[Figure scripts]

..........

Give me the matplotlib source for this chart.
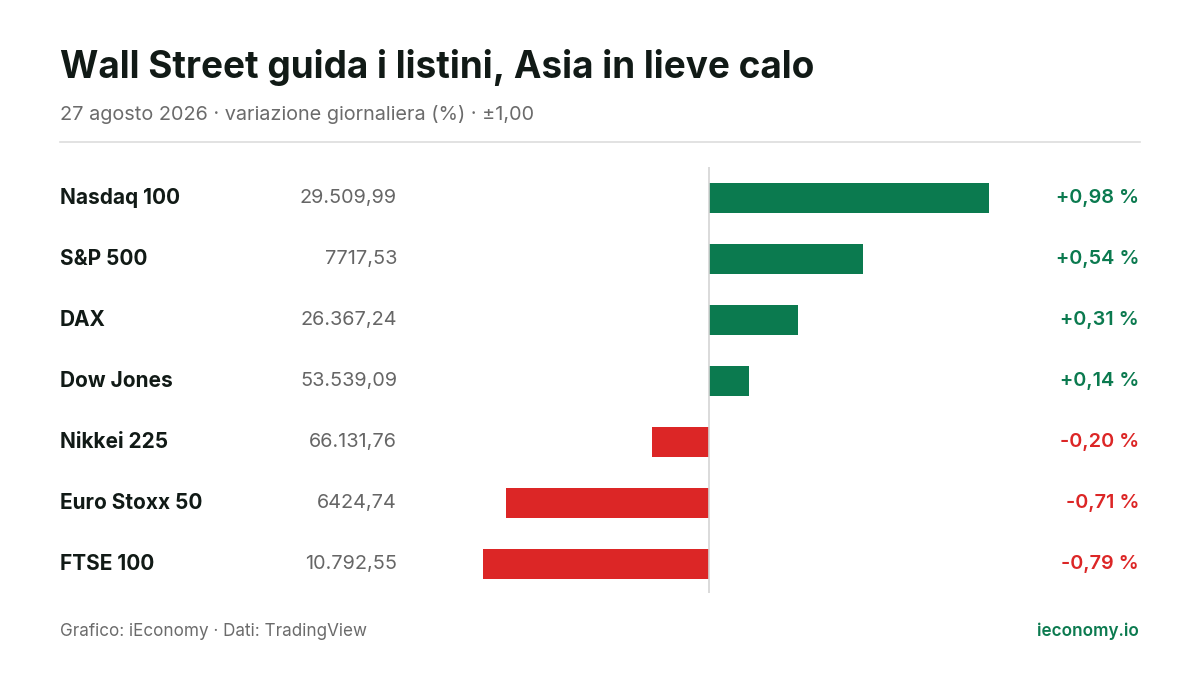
import matplotlib
matplotlib.use("Agg")
import matplotlib.pyplot as plt
import matplotlib.transforms as mtransforms

plt.rcParams['font.family'] = ['Inter', 'DejaVu Sans']

names = ["Nasdaq 100", "S&P 500", "DAX", "Dow Jones", "Nikkei 225", "Euro Stoxx 50", "FTSE 100"]
levels = ["29.509,99", "7717,53", "26.367,24", "53.539,09", "66.131,76", "6424,74", "10.792,55"]
changes = [0.98, 0.54, 0.31, 0.14, -0.20, -0.71, -0.79]
change_labels = ["+0,98 %", "+0,54 %", "+0,31 %", "+0,14 %", "-0,20 %", "-0,71 %", "-0,79 %"]

GREEN = "#0b7a4f"
RED = "#dc2626"
W, H = 1200, 675
fig = plt.figure(figsize=(12, 6.75), dpi=100)
fig.patch.set_facecolor("white")

def fx(px): return px / W
def fy(py): return 1 - py / H

fig.text(fx(60), fy(68), "Wall Street guida i listini, Asia in lieve calo", fontsize=26.6,
         fontweight="bold", color="#111a16", va="center", ha="left")
fig.text(fx(60), fy(114), "27 agosto 2026 · variazione giornaliera (%) · ±1,00", fontsize=14.3,
         color="#6b6b6b", va="center", ha="left")
fig.add_artist(plt.Line2D([fx(60), fx(1140)], [fy(142), fy(142)], color="#dddddd", lw=1.2))

ax = fig.add_axes([fx(423), fy(593), fx(995) - fx(423), fy(167) - fy(593)])
ax.set_xlim(-1, 1)
ax.set_ylim(6.475, -0.508)
ax.axis("off")
ys = list(range(len(names)))
cols = [GREEN if c >= 0 else RED for c in changes]
ax.barh(ys, changes, height=0.49, color=cols)
ax.axvline(0, color="#d4d4d4", lw=1.2)

tr = mtransforms.blended_transform_factory(fig.transFigure, ax.transData)
for i, (n, l, c, cl) in enumerate(zip(names, levels, changes, change_labels)):
    ax.text(fx(60), i, n, transform=tr, fontsize=15, fontweight="bold", color="#111a16",
            va="center", ha="left")
    ax.text(fx(397), i, l, transform=tr, fontsize=14.3, color="#666666", va="center", ha="right")
    ax.text(fx(1139), i, cl, transform=tr, fontsize=14.3, fontweight="semibold",
            color=GREEN if c >= 0 else RED, va="center", ha="right")

fig.text(fx(60), fy(631), "Grafico: iEconomy · Dati: TradingView", fontsize=12.3,
         color="#6b6b6b", va="center", ha="left")
fig.text(fx(1139), fy(631), "ieconomy.io", fontsize=12.3, fontweight="semibold",
         color=GREEN, va="center", ha="right")

fig.savefig("out.png", dpi=100)
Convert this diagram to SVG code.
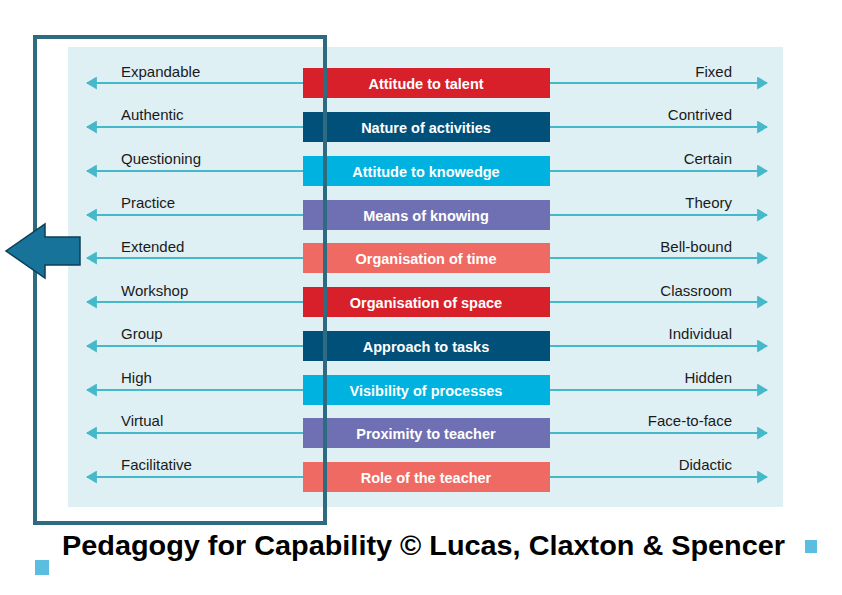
<svg xmlns="http://www.w3.org/2000/svg" width="842" height="595" viewBox="0 0 842 595">
<defs>
<style>
.lbl{font-family:"Liberation Sans",Arial,sans-serif;font-size:15px;fill:#1a1a1a}
.bt{font-family:"Liberation Sans",Arial,sans-serif;font-size:14.5px;font-weight:bold;fill:#fff;text-anchor:middle}
.ln{stroke:#45b8c9;stroke-width:2;fill:none}
</style>
<marker id="ah" viewBox="0 0 10 10" refX="9" refY="5" markerWidth="11" markerHeight="13" orient="auto" markerUnits="userSpaceOnUse" preserveAspectRatio="none"><path d="M0,0 L10,5 L0,10 Z" fill="#45b8c9"/></marker>
</defs>
<rect width="842" height="595" fill="#fff"/>
<rect x="68" y="47" width="715" height="460" fill="#dff0f5"/>
<g id="connectors" class="ln" marker-end="url(#ah)">
<path class="ln" d="M303,83H87" marker-end="url(#ah)"/><path class="ln" d="M550,83H767" marker-end="url(#ah)"/>
<path class="ln" d="M303,127H87" marker-end="url(#ah)"/><path class="ln" d="M550,127H767" marker-end="url(#ah)"/>
<path class="ln" d="M303,171H87" marker-end="url(#ah)"/><path class="ln" d="M550,171H767" marker-end="url(#ah)"/>
<path class="ln" d="M303,215H87" marker-end="url(#ah)"/><path class="ln" d="M550,215H767" marker-end="url(#ah)"/>
<path class="ln" d="M303,258H87" marker-end="url(#ah)"/><path class="ln" d="M550,258H767" marker-end="url(#ah)"/>
<path class="ln" d="M303,302H87" marker-end="url(#ah)"/><path class="ln" d="M550,302H767" marker-end="url(#ah)"/>
<path class="ln" d="M303,346H87" marker-end="url(#ah)"/><path class="ln" d="M550,346H767" marker-end="url(#ah)"/>
<path class="ln" d="M303,390H87" marker-end="url(#ah)"/><path class="ln" d="M550,390H767" marker-end="url(#ah)"/>
<path class="ln" d="M303,433H87" marker-end="url(#ah)"/><path class="ln" d="M550,433H767" marker-end="url(#ah)"/>
<path class="ln" d="M303,477H87" marker-end="url(#ah)"/><path class="ln" d="M550,477H767" marker-end="url(#ah)"/>
</g>
<g id="n1"><rect x="303" y="68" width="247" height="30" fill="#d8202a"/><text class="bt" x="426" y="89">Attitude to talent</text><text class="lbl" x="121" y="77">Expandable</text><text class="lbl" x="732" y="77" text-anchor="end">Fixed</text></g>
<g id="n2"><rect x="303" y="112" width="247" height="30" fill="#00507a"/><text class="bt" x="426" y="133">Nature of activities</text><text class="lbl" x="121" y="120">Authentic</text><text class="lbl" x="732" y="120" text-anchor="end">Contrived</text></g>
<g id="n3"><rect x="303" y="156" width="247" height="30" fill="#00b2e0"/><text class="bt" x="426" y="177">Attitude to knowedge</text><text class="lbl" x="121" y="164">Questioning</text><text class="lbl" x="732" y="164" text-anchor="end">Certain</text></g>
<g id="n4"><rect x="303" y="200" width="247" height="30" fill="#6f6fb3"/><text class="bt" x="426" y="221">Means of knowing</text><text class="lbl" x="121" y="208">Practice</text><text class="lbl" x="732" y="208" text-anchor="end">Theory</text></g>
<g id="n5"><rect x="303" y="243" width="247" height="30" fill="#ef6a62"/><text class="bt" x="426" y="264">Organisation of time</text><text class="lbl" x="121" y="252">Extended</text><text class="lbl" x="732" y="252" text-anchor="end">Bell-bound</text></g>
<g id="n6"><rect x="303" y="287" width="247" height="30" fill="#d8202a"/><text class="bt" x="426" y="308">Organisation of space</text><text class="lbl" x="121" y="296">Workshop</text><text class="lbl" x="732" y="296" text-anchor="end">Classroom</text></g>
<g id="n7"><rect x="303" y="331" width="247" height="30" fill="#00507a"/><text class="bt" x="426" y="352">Approach to tasks</text><text class="lbl" x="121" y="339">Group</text><text class="lbl" x="732" y="339" text-anchor="end">Individual</text></g>
<g id="n8"><rect x="303" y="375" width="247" height="30" fill="#00b2e0"/><text class="bt" x="426" y="396">Visibility of processes</text><text class="lbl" x="121" y="383">High</text><text class="lbl" x="732" y="383" text-anchor="end">Hidden</text></g>
<g id="n9"><rect x="303" y="418" width="247" height="30" fill="#6f6fb3"/><text class="bt" x="426" y="439">Proximity to teacher</text><text class="lbl" x="121" y="426">Virtual</text><text class="lbl" x="732" y="426" text-anchor="end">Face-to-face</text></g>
<g id="n10"><rect x="303" y="462" width="247" height="30" fill="#ef6a62"/><text class="bt" x="426" y="483">Role of the teacher</text><text class="lbl" x="121" y="470">Facilitative</text><text class="lbl" x="732" y="470" text-anchor="end">Didactic</text></g>
<g id="frame"><rect x="35" y="37" width="290" height="486" fill="none" stroke="#2f6b80" stroke-width="4"/></g>
<g id="bigarrow"><path d="M80,237 H45 V224 L6,251 L45,278 V265 H80 Z" fill="#17739a" stroke="#0d3f55" stroke-width="1.5"/></g>
<g id="title"><text x="62" y="555" font-family="'Liberation Sans Narrow','Liberation Sans',Arial,sans-serif" font-size="27" font-weight="bold" fill="#000" textLength="723" lengthAdjust="spacingAndGlyphs">Pedagogy for Capability  © Lucas, Claxton &amp; Spencer</text>
<rect x="35" y="560" width="14" height="15" fill="#5bbde0"/><rect x="805" y="540" width="12" height="13" fill="#5bbde0"/></g>
</svg>
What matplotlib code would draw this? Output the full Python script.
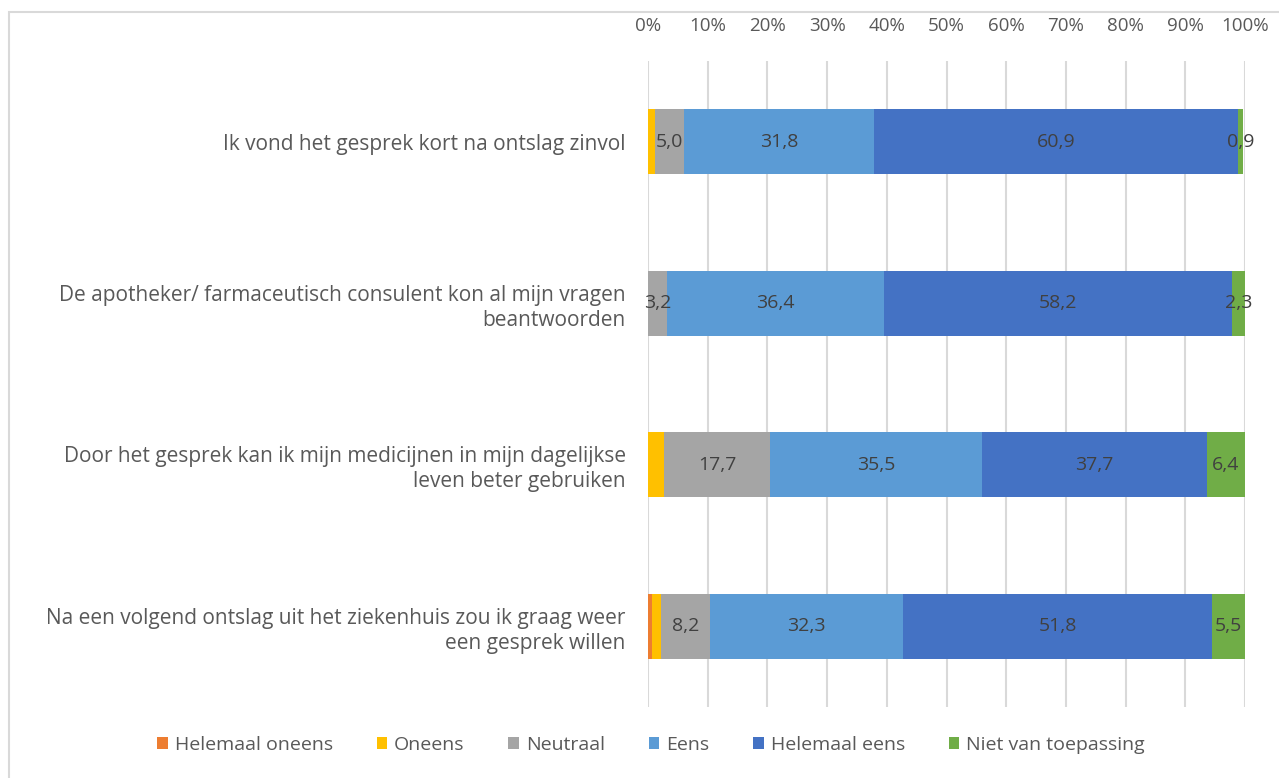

..........

Your task is to repeat the opening line of the entries above and each line after it, ending with the line that has "plt.rcParams['font.family'] = ['Inter', 'DejaVu". Do not include the pictures.

Give me the matplotlib source for this chart.
import matplotlib
matplotlib.use("Agg")
import matplotlib.pyplot as plt
import matplotlib.transforms as mtransforms

plt.rcParams['font.family'] = ['Inter', 'DejaVu Sans']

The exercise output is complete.